The annual general meeting has all 180 co-owners voting on proposed budgets, annual fees and the management team. Unlike some fractionals, ours is unit-specific, allowing the co-owners to store personal items in the basement, ready for the next visit. And as deeded owners, we are free to sell without restrictions or pass our share on as an inheritance. As a second residence, we will be subject to capital gains as would a wholly owned cottage.
We also joined RCI (the largest vacation exchange network) so we can exchange any of our weeks for time at one of RCI’s 6,300 affiliated resorts around the world.

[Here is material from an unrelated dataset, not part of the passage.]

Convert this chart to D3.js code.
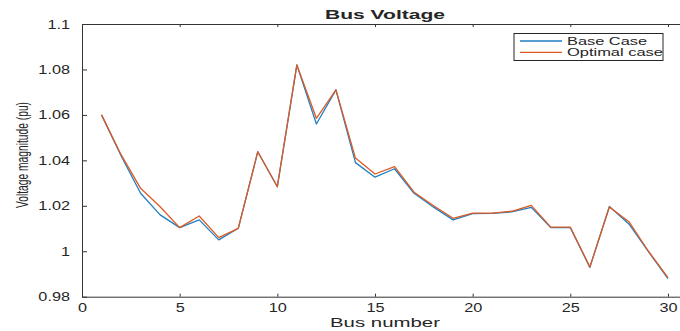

For those who want no management responsibilities but like the idea of unit-specific, deeded and equity-based ownership, Resort Owners Group (ROG) offers luxurious fully managed properties across North America (Mt. Tremblant, Que., Rossland, B.C., two developments in Florida and one under development in Muskoka).
Flexible purchasing allows whole owners (eight shares) to get 40 weeks annually, half owners 20 weeks, quarter owners 10 weeks, 1/8th owners five weeks with prices for some cottages and chalets around $60,000 and annual fees of about $5,000.
ROG retains 10 weeks of the property (two weeks are set aside for maintenance and repair work). In addition to their purchased share, owners have another full 10 flex weeks that are not specific to their unit. Selling or downsizing to fewer weeks is handled through ROG; its liquidity works to the owner’s benefit. Founder and CEO Gary Carter also refers to “stack, rack and roll”: stack your weeks booking multiple homes at the same location for an extended family vacation; rack your weeks in a row for a longer vacation; roll your week to another resort. Yours may be a $60,000 investment, yet you may have “rolled” into a million-dollar home in Whistler or the Bahamas (ROG is associated with Intrawest Resort 2 Resort exchange program).
With its high return on investment and return on enjoyment, Carter calls ownership in ROG “a mutual fund you can sleep in” – a unique model of resort home ownership that has been trademarked as OwningSocial.
The last decade has seen the growth of private residence clubs that offer access to a collection of five-star vacation homes around the world in exchange for a one-time membership fee and annual dues. They can be non-equity clubs, where members enjoy the benefits but don’t own any interest in the homes and so are not impacted by the real estate market or the financial portfolio of the club, such as Exclusive Resorts.
Or they can be equity-based, which may have tax implications as members own the real estate portfolio. Such is the case with the Fairmont Heritage Place Ghirardelli Square in San Francisco. A 1/10th share in Ghirardelli Square allows for five weeks of pampered holidays.
Because owners can stay up to 14 days at a time with reservations made up to 90 days in advance, the club is not unit-specific but floor plan-specific, i.e., two-bedroom, three bedroom, etc. A 1/10th share was selling at press time for US$220,000, with annual dues of approximately US$11,560. Selling the property means placing your share in the queue after a certain number of developer’s sales take effect. Part of The Fairmont Heritage Portfolio, this high-end private residence club has more than 100 resorts within Fairmont, Raffles and Swissotel. As well, an alliance with The Registry Collection offers access to more than 200 worldwide destinations – although leaving your heart – and a residence – in San Francisco means you’ll always come back to your second home.